*Source material*

>>

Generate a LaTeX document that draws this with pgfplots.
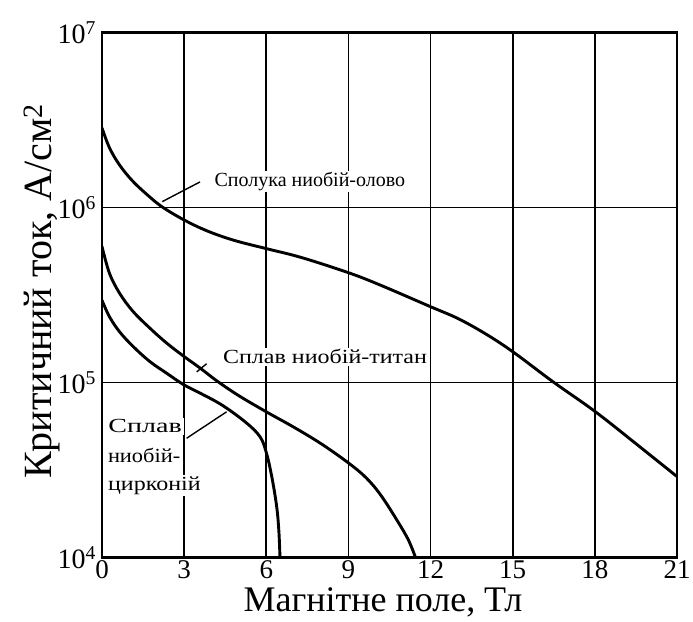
\documentclass[border=0pt]{standalone}
\usepackage{fontspec}
\setmainfont{Liberation Serif}
\usepackage{pgfplots}
\pgfplotsset{compat=1.18}
\begin{document}
\begin{tikzpicture}
\path[use as bounding box] (0,0) rectangle (693pt,621pt);
\begin{axis}[
  at={(102pt,63.5pt)}, anchor=south west,
  scale only axis, width=575pt, height=525pt,
  ymode=log, xmin=0, xmax=21, ymin=1e4, ymax=1e7,
  xtick={0,3,6,9,12,15,18,21},
  xticklabels={0,3,6,9,12,15,18,21},
  ytick={1e4,1e5,1e6,1e7},
  yticklabels={10\textsuperscript{4},10\textsuperscript{5},10\textsuperscript{6},10\textsuperscript{7}},
  yminorticks=false,
  major tick length=0pt,
  grid=major,
  major grid style={black, line width=1.7pt},
  axis line style={black, line width=2.6pt},
  xticklabel style={inner sep=3pt, font=\fontsize{27}{30}\selectfont},
  yticklabel style={inner sep=6pt, font=\fontsize{28}{32}\selectfont},
  xlabel={Магнітне поле, Тл},
  ylabel={Критичний ток, А/см\textsuperscript{2}},
  every axis x label/.style={at={(rel axis cs:0.4887,-0.1038)}, anchor=base, font=\fontsize{36}{40}\selectfont},
  every axis y label/.style={at={(rel axis cs:-0.088,0.507)}, anchor=base, rotate=90, font=\fontsize{40}{44}\selectfont},
]
% Nb3Sn
\addplot[black, line width=2.9pt, smooth, tension=0.6] coordinates {
(0,2.85e6) (0.27,2.2e6) (0.64,1.75e6) (1.13,1.41e6) (1.74,1.15e6) (2.23,1.0e6)
(2.99,8.5e5) (3.83,7.36e5) (4.81,6.5e5) (6,5.82e5) (7.26,5.19e5) (9,4.24e5)
(10.15,3.61e5) (12,2.71e5) (13,2.32e5) (14,1.9e5) (15,1.5e5)
(16.47,1.01e5) (18,6.84e4) (19.5,4.47e4) (21,2.9e4)
};
% NbTi
\addplot[black, line width=2.9pt, smooth, tension=0.6] coordinates {
(0,5.99e5) (0.27,4.22e5) (0.64,3.24e5) (1.13,2.55e5) (1.74,2.05e5) (2.36,1.68e5)
(2.99,1.41e5) (3.58,1.21e5) (4.2,1.02e5) (5.0,8.4e4) (6.0,6.8e4) (7.0,5.56e4)
(8.0,4.47e4) (9.0,3.47e4) (9.65,2.85e4) (10.2,2.25e4) (10.84,1.57e4) (11.2,1.25e4) (11.45,1.0e4)
};
% NbZr
\addplot[black, line width=2.9pt, smooth, tension=0.6] coordinates {
(0,2.95e5) (0.27,2.38e5) (0.64,1.95e5) (1.13,1.61e5) (1.74,1.32e5) (2.36,1.13e5)
(2.99,9.7e4) (3.58,8.7e4) (4.4,7.4e4) (5.26,5.9e4) (5.77,4.9e4) (6.0,3.98e4)
(6.2,2.9e4) (6.38,1.95e4) (6.46,1.41e4) (6.5,1.0e4)
};
\node[fill=white, inner sep=1.5pt, anchor=west, font=\fontsize{20}{24}\selectfont] at (axis cs:4.05,1.41e6) {Сполука ниобій-олово};
\node[fill=white, inner sep=1.5pt, anchor=west, xscale=1.2, font=\fontsize{20}{24}\selectfont] at (axis cs:4.35,1.4e5) {Сплав ниобій-титан};
\node[fill=white, inner sep=1.5pt, anchor=base west, xscale=1.4, font=\fontsize{20}{24}\selectfont] at (axis cs:0.15,5.15e4) {Сплав};
\node[fill=white, inner sep=1.5pt, anchor=base west, xscale=1.12, font=\fontsize{20}{24}\selectfont] at (axis cs:0.15,3.51e4) {ниобій-};
\node[fill=white, inner sep=1.5pt, anchor=base west, xscale=1.2, font=\fontsize{20}{24}\selectfont] at (axis cs:0.15,2.43e4) {цирконій};
\draw[line width=1.4pt] (axis cs:2.2,1.08e6) -- (axis cs:3.58,1.4e6);
\draw[line width=1.4pt] (axis cs:3.46,1.15e5) -- (axis cs:3.82,1.28e5);
\draw[line width=1.4pt] (axis cs:3.09,4.8e4) -- (axis cs:4.55,6.8e4);
\end{axis}
\end{tikzpicture}
\end{document}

<<

*Goal*
Copy all the lines of data exactly as they appear, dropping any images.

*Answer to the exercise*
Generate a LaTeX document that draws this with pgfplots.
\documentclass[border=0pt]{standalone}
\usepackage{fontspec}
\setmainfont{Liberation Serif}
\usepackage{pgfplots}
\pgfplotsset{compat=1.18}
\begin{document}
\begin{tikzpicture}
\path[use as bounding box] (0,0) rectangle (693pt,621pt);
\begin{axis}[
  at={(102pt,63.5pt)}, anchor=south west,
  scale only axis, width=575pt, height=525pt,
  ymode=log, xmin=0, xmax=21, ymin=1e4, ymax=1e7,
  xtick={0,3,6,9,12,15,18,21},
  xticklabels={0,3,6,9,12,15,18,21},
  ytick={1e4,1e5,1e6,1e7},
  yticklabels={10\textsuperscript{4},10\textsuperscript{5},10\textsuperscript{6},10\textsuperscript{7}},
  yminorticks=false,
  major tick length=0pt,
  grid=major,
  major grid style={black, line width=1.7pt},
  axis line style={black, line width=2.6pt},
  xticklabel style={inner sep=3pt, font=\fontsize{27}{30}\selectfont},
  yticklabel style={inner sep=6pt, font=\fontsize{28}{32}\selectfont},
  xlabel={Магнітне поле, Тл},
  ylabel={Критичний ток, А/см\textsuperscript{2}},
  every axis x label/.style={at={(rel axis cs:0.4887,-0.1038)}, anchor=base, font=\fontsize{36}{40}\selectfont},
  every axis y label/.style={at={(rel axis cs:-0.088,0.507)}, anchor=base, rotate=90, font=\fontsize{40}{44}\selectfont},
]
% Nb3Sn
\addplot[black, line width=2.9pt, smooth, tension=0.6] coordinates {
(0,2.85e6) (0.27,2.2e6) (0.64,1.75e6) (1.13,1.41e6) (1.74,1.15e6) (2.23,1.0e6)
(2.99,8.5e5) (3.83,7.36e5) (4.81,6.5e5) (6,5.82e5) (7.26,5.19e5) (9,4.24e5)
(10.15,3.61e5) (12,2.71e5) (13,2.32e5) (14,1.9e5) (15,1.5e5)
(16.47,1.01e5) (18,6.84e4) (19.5,4.47e4) (21,2.9e4)
};
% NbTi
\addplot[black, line width=2.9pt, smooth, tension=0.6] coordinates {
(0,5.99e5) (0.27,4.22e5) (0.64,3.24e5) (1.13,2.55e5) (1.74,2.05e5) (2.36,1.68e5)
(2.99,1.41e5) (3.58,1.21e5) (4.2,1.02e5) (5.0,8.4e4) (6.0,6.8e4) (7.0,5.56e4)
(8.0,4.47e4) (9.0,3.47e4) (9.65,2.85e4) (10.2,2.25e4) (10.84,1.57e4) (11.2,1.25e4) (11.45,1.0e4)
};
% NbZr
\addplot[black, line width=2.9pt, smooth, tension=0.6] coordinates {
(0,2.95e5) (0.27,2.38e5) (0.64,1.95e5) (1.13,1.61e5) (1.74,1.32e5) (2.36,1.13e5)
(2.99,9.7e4) (3.58,8.7e4) (4.4,7.4e4) (5.26,5.9e4) (5.77,4.9e4) (6.0,3.98e4)
(6.2,2.9e4) (6.38,1.95e4) (6.46,1.41e4) (6.5,1.0e4)
};
\node[fill=white, inner sep=1.5pt, anchor=west, font=\fontsize{20}{24}\selectfont] at (axis cs:4.05,1.41e6) {Сполука ниобій-олово};
\node[fill=white, inner sep=1.5pt, anchor=west, xscale=1.2, font=\fontsize{20}{24}\selectfont] at (axis cs:4.35,1.4e5) {Сплав ниобій-титан};
\node[fill=white, inner sep=1.5pt, anchor=base west, xscale=1.4, font=\fontsize{20}{24}\selectfont] at (axis cs:0.15,5.15e4) {Сплав};
\node[fill=white, inner sep=1.5pt, anchor=base west, xscale=1.12, font=\fontsize{20}{24}\selectfont] at (axis cs:0.15,3.51e4) {ниобій-};
\node[fill=white, inner sep=1.5pt, anchor=base west, xscale=1.2, font=\fontsize{20}{24}\selectfont] at (axis cs:0.15,2.43e4) {цирконій};
\draw[line width=1.4pt] (axis cs:2.2,1.08e6) -- (axis cs:3.58,1.4e6);
\draw[line width=1.4pt] (axis cs:3.46,1.15e5) -- (axis cs:3.82,1.28e5);
\draw[line width=1.4pt] (axis cs:3.09,4.8e4) -- (axis cs:4.55,6.8e4);
\end{axis}
\end{tikzpicture}
\end{document}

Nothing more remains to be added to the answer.